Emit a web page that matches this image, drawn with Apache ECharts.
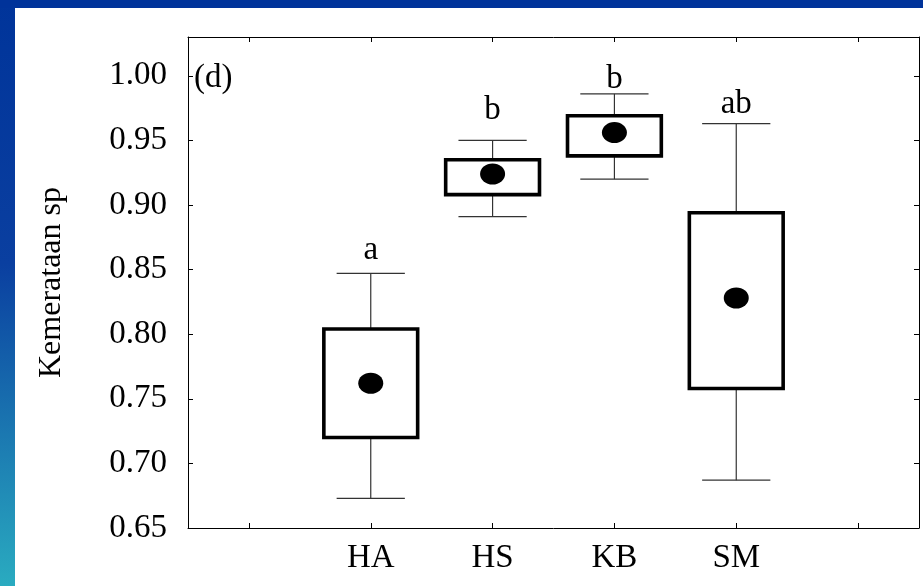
<!DOCTYPE html>
<html>
<head>
<meta charset="utf-8">
<script src="https://cdn.jsdelivr.net/npm/echarts@6/dist/echarts.min.js"></script>
<style>
html,body{margin:0;padding:0;background:#fff;}
#chart{width:923px;height:586px;}
</style>
</head>
<body>
<div id="chart"></div>
<script>
// ---- data ----
const groups      = ['HA', 'HS', 'KB', 'SM'];
const whiskerLow  = [0.673, 0.891, 0.920, 0.687];
const boxLow      = [0.720, 0.908, 0.938, 0.758];
const boxHigh     = [0.804, 0.935, 0.969, 0.894];
const whiskerHigh = [0.847, 0.950, 0.986, 0.963];
const means       = [0.762, 0.924, 0.956, 0.828];
const letters     = ['a', 'b', 'b', 'ab'];
const letterY     = [0.865, 0.973, 0.997, 0.978];
const yTicks      = [0.65, 0.70, 0.75, 0.80, 0.85, 0.90, 0.95, 1.00];
const yTitle      = 'Kemerataan sp';
const panelTag    = '(d)';

// axis has an empty slot on each side of the four groups
const axisCats = [''].concat(groups, [' ']);
const FONT = '"Liberation Serif", "Times New Roman", serif';

const boxData = groups.map((g, i) => [i + 1, whiskerLow[i], boxLow[i], boxHigh[i], whiskerHigh[i]]);
const meanData = groups.map((g, i) => [i + 1, means[i]]);
const letterData = groups.map((g, i) => [i + 1, letterY[i]]);

const chart = echarts.init(document.getElementById('chart'), null, {renderer: 'canvas'});

const axisLineStyle = {color: '#000', width: 1};

const option = {
  backgroundColor: '#ffffff',
  animation: false,
  graphic: [
    {type: 'rect', left: 0, top: 0, z: 0, silent: true,
     shape: {x: 0, y: 0, width: 15, height: 586},
     style: {fill: new echarts.graphic.LinearGradient(0, 0, 0, 1, [
        {offset: 0, color: '#00349a'}, {offset: 0.45, color: '#0a3fa0'},
        {offset: 1, color: '#2aabc0'}])}},
    {type: 'rect', left: 0, top: 0, z: 0, silent: true,
     shape: {x: 0, y: 0, width: 923, height: 8},
     style: {fill: '#00339a'}},
    {type: 'text', left: 194, top: 62, z: 10, silent: true,
     style: {text: panelTag, font: '33px ' + FONT, fill: '#000'}}
  ],
  grid: {left: 188, right: 4, top: 37, bottom: 58, containLabel: false},
  xAxis: [
    {
      type: 'category', data: axisCats, position: 'bottom', boundaryGap: true,
      axisLine: {show: true, lineStyle: axisLineStyle},
      axisTick: {show: true, inside: true, length: 5, alignWithLabel: true, interval: 0, lineStyle: {color: '#000', width: 1}},
      axisLabel: {show: true, interval: 0, margin: 14, color: '#000', fontSize: 33, fontFamily: FONT},
      splitLine: {show: false}
    },
    {
      type: 'category', data: axisCats, position: 'top', boundaryGap: true,
      axisLine: {show: true, lineStyle: axisLineStyle},
      axisTick: {show: true, inside: true, length: 5, alignWithLabel: true, interval: 0, lineStyle: {color: '#000', width: 1}},
      axisLabel: {show: false},
      splitLine: {show: false}
    }
  ],
  yAxis: [
    {
      type: 'value', min: 0.65, max: 1.03, interval: 0.05, position: 'left',
      name: yTitle, nameLocation: 'middle', nameGap: 120, nameRotate: 90,
      nameTextStyle: {color: '#000', fontSize: 32, fontFamily: FONT},
      axisLine: {show: true, lineStyle: axisLineStyle},
      axisTick: {show: true, inside: true, length: 5, lineStyle: {color: '#000', width: 1}},
      axisLabel: {show: true, margin: 21, color: '#000', fontSize: 33, fontFamily: FONT,
        showMaxLabel: false,
        formatter: function (v) {
          const hit = yTicks.find(t => Math.abs(t - v) < 1e-6);
          return hit === undefined ? '' : hit.toFixed(2);
        }},
      splitLine: {show: false}
    },
    {
      type: 'value', min: 0.65, max: 1.03, interval: 0.05, position: 'right',
      axisLine: {show: true, lineStyle: axisLineStyle},
      axisTick: {show: true, inside: true, length: 5, lineStyle: {color: '#000', width: 1}},
      axisLabel: {show: false},
      splitLine: {show: false}
    }
  ],
  series: [
    {
      type: 'custom',
      xAxisIndex: 0, yAxisIndex: 0,
      data: boxData,
      encode: {x: 0, y: [1, 2, 3, 4]},
      z: 2,
      renderItem: function (params, api) {
        const x = api.value(0);
        const pLo = api.coord([x, api.value(1)]);
        const pQ1 = api.coord([x, api.value(2)]);
        const pQ3 = api.coord([x, api.value(3)]);
        const pHi = api.coord([x, api.value(4)]);
        const band = api.size([1, 0])[0];
        const bw = band * 0.77;
        const cw = band * 0.56;
        const cx = pLo[0];
        const wStyle = {stroke: '#333', lineWidth: 1.2};
        return {
          type: 'group',
          children: [
            {type: 'line', shape: {x1: cx, y1: pLo[1], x2: cx, y2: pQ1[1]}, style: wStyle},
            {type: 'line', shape: {x1: cx, y1: pQ3[1], x2: cx, y2: pHi[1]}, style: wStyle},
            {type: 'line', shape: {x1: cx - cw / 2, y1: pLo[1], x2: cx + cw / 2, y2: pLo[1]}, style: wStyle},
            {type: 'line', shape: {x1: cx - cw / 2, y1: pHi[1], x2: cx + cw / 2, y2: pHi[1]}, style: wStyle},
            {type: 'rect', shape: {x: cx - bw / 2, y: pQ3[1], width: bw, height: pQ1[1] - pQ3[1]},
             style: {fill: '#fff', stroke: '#000', lineWidth: 3.6}}
          ]
        };
      }
    },
    {
      type: 'scatter',
      xAxisIndex: 0, yAxisIndex: 0,
      data: meanData,
      symbol: 'circle',
      symbolSize: [25, 21],
      itemStyle: {color: '#000', opacity: 1},
      z: 5
    },
    {
      type: 'scatter',
      xAxisIndex: 0, yAxisIndex: 0,
      data: letterData,
      symbol: 'circle',
      symbolSize: 1,
      itemStyle: {color: 'rgba(0,0,0,0)', opacity: 1},
      label: {
        show: true, position: 'inside', color: '#000', opacity: 1, fontSize: 33, fontFamily: FONT,
        verticalAlign: 'middle', align: 'center',
        formatter: function (p) { return letters[p.dataIndex]; }
      },
      z: 6
    }
  ]
};

chart.setOption(option);
</script>
</body>
</html>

◆ ◆ ◆ ◆ ◆ ◆ ◆

Problem to work on:
Reproduce the whole listing exactly, but not the images in it.

The response:
Emit a web page that matches this image, drawn with Apache ECharts.
<!DOCTYPE html>
<html>
<head>
<meta charset="utf-8">
<script src="https://cdn.jsdelivr.net/npm/echarts@6/dist/echarts.min.js"></script>
<style>
html,body{margin:0;padding:0;background:#fff;}
#chart{width:923px;height:586px;}
</style>
</head>
<body>
<div id="chart"></div>
<script>
// ---- data ----
const groups      = ['HA', 'HS', 'KB', 'SM'];
const whiskerLow  = [0.673, 0.891, 0.920, 0.687];
const boxLow      = [0.720, 0.908, 0.938, 0.758];
const boxHigh     = [0.804, 0.935, 0.969, 0.894];
const whiskerHigh = [0.847, 0.950, 0.986, 0.963];
const means       = [0.762, 0.924, 0.956, 0.828];
const letters     = ['a', 'b', 'b', 'ab'];
const letterY     = [0.865, 0.973, 0.997, 0.978];
const yTicks      = [0.65, 0.70, 0.75, 0.80, 0.85, 0.90, 0.95, 1.00];
const yTitle      = 'Kemerataan sp';
const panelTag    = '(d)';

// axis has an empty slot on each side of the four groups
const axisCats = [''].concat(groups, [' ']);
const FONT = '"Liberation Serif", "Times New Roman", serif';

const boxData = groups.map((g, i) => [i + 1, whiskerLow[i], boxLow[i], boxHigh[i], whiskerHigh[i]]);
const meanData = groups.map((g, i) => [i + 1, means[i]]);
const letterData = groups.map((g, i) => [i + 1, letterY[i]]);

const chart = echarts.init(document.getElementById('chart'), null, {renderer: 'canvas'});

const axisLineStyle = {color: '#000', width: 1};

const option = {
  backgroundColor: '#ffffff',
  animation: false,
  graphic: [
    {type: 'rect', left: 0, top: 0, z: 0, silent: true,
     shape: {x: 0, y: 0, width: 15, height: 586},
     style: {fill: new echarts.graphic.LinearGradient(0, 0, 0, 1, [
        {offset: 0, color: '#00349a'}, {offset: 0.45, color: '#0a3fa0'},
        {offset: 1, color: '#2aabc0'}])}},
    {type: 'rect', left: 0, top: 0, z: 0, silent: true,
     shape: {x: 0, y: 0, width: 923, height: 8},
     style: {fill: '#00339a'}},
    {type: 'text', left: 194, top: 62, z: 10, silent: true,
     style: {text: panelTag, font: '33px ' + FONT, fill: '#000'}}
  ],
  grid: {left: 188, right: 4, top: 37, bottom: 58, containLabel: false},
  xAxis: [
    {
      type: 'category', data: axisCats, position: 'bottom', boundaryGap: true,
      axisLine: {show: true, lineStyle: axisLineStyle},
      axisTick: {show: true, inside: true, length: 5, alignWithLabel: true, interval: 0, lineStyle: {color: '#000', width: 1}},
      axisLabel: {show: true, interval: 0, margin: 14, color: '#000', fontSize: 33, fontFamily: FONT},
      splitLine: {show: false}
    },
    {
      type: 'category', data: axisCats, position: 'top', boundaryGap: true,
      axisLine: {show: true, lineStyle: axisLineStyle},
      axisTick: {show: true, inside: true, length: 5, alignWithLabel: true, interval: 0, lineStyle: {color: '#000', width: 1}},
      axisLabel: {show: false},
      splitLine: {show: false}
    }
  ],
  yAxis: [
    {
      type: 'value', min: 0.65, max: 1.03, interval: 0.05, position: 'left',
      name: yTitle, nameLocation: 'middle', nameGap: 120, nameRotate: 90,
      nameTextStyle: {color: '#000', fontSize: 32, fontFamily: FONT},
      axisLine: {show: true, lineStyle: axisLineStyle},
      axisTick: {show: true, inside: true, length: 5, lineStyle: {color: '#000', width: 1}},
      axisLabel: {show: true, margin: 21, color: '#000', fontSize: 33, fontFamily: FONT,
        showMaxLabel: false,
        formatter: function (v) {
          const hit = yTicks.find(t => Math.abs(t - v) < 1e-6);
          return hit === undefined ? '' : hit.toFixed(2);
        }},
      splitLine: {show: false}
    },
    {
      type: 'value', min: 0.65, max: 1.03, interval: 0.05, position: 'right',
      axisLine: {show: true, lineStyle: axisLineStyle},
      axisTick: {show: true, inside: true, length: 5, lineStyle: {color: '#000', width: 1}},
      axisLabel: {show: false},
      splitLine: {show: false}
    }
  ],
  series: [
    {
      type: 'custom',
      xAxisIndex: 0, yAxisIndex: 0,
      data: boxData,
      encode: {x: 0, y: [1, 2, 3, 4]},
      z: 2,
      renderItem: function (params, api) {
        const x = api.value(0);
        const pLo = api.coord([x, api.value(1)]);
        const pQ1 = api.coord([x, api.value(2)]);
        const pQ3 = api.coord([x, api.value(3)]);
        const pHi = api.coord([x, api.value(4)]);
        const band = api.size([1, 0])[0];
        const bw = band * 0.77;
        const cw = band * 0.56;
        const cx = pLo[0];
        const wStyle = {stroke: '#333', lineWidth: 1.2};
        return {
          type: 'group',
          children: [
            {type: 'line', shape: {x1: cx, y1: pLo[1], x2: cx, y2: pQ1[1]}, style: wStyle},
            {type: 'line', shape: {x1: cx, y1: pQ3[1], x2: cx, y2: pHi[1]}, style: wStyle},
            {type: 'line', shape: {x1: cx - cw / 2, y1: pLo[1], x2: cx + cw / 2, y2: pLo[1]}, style: wStyle},
            {type: 'line', shape: {x1: cx - cw / 2, y1: pHi[1], x2: cx + cw / 2, y2: pHi[1]}, style: wStyle},
            {type: 'rect', shape: {x: cx - bw / 2, y: pQ3[1], width: bw, height: pQ1[1] - pQ3[1]},
             style: {fill: '#fff', stroke: '#000', lineWidth: 3.6}}
          ]
        };
      }
    },
    {
      type: 'scatter',
      xAxisIndex: 0, yAxisIndex: 0,
      data: meanData,
      symbol: 'circle',
      symbolSize: [25, 21],
      itemStyle: {color: '#000', opacity: 1},
      z: 5
    },
    {
      type: 'scatter',
      xAxisIndex: 0, yAxisIndex: 0,
      data: letterData,
      symbol: 'circle',
      symbolSize: 1,
      itemStyle: {color: 'rgba(0,0,0,0)', opacity: 1},
      label: {
        show: true, position: 'inside', color: '#000', opacity: 1, fontSize: 33, fontFamily: FONT,
        verticalAlign: 'middle', align: 'center',
        formatter: function (p) { return letters[p.dataIndex]; }
      },
      z: 6
    }
  ]
};

chart.setOption(option);
</script>
</body>
</html>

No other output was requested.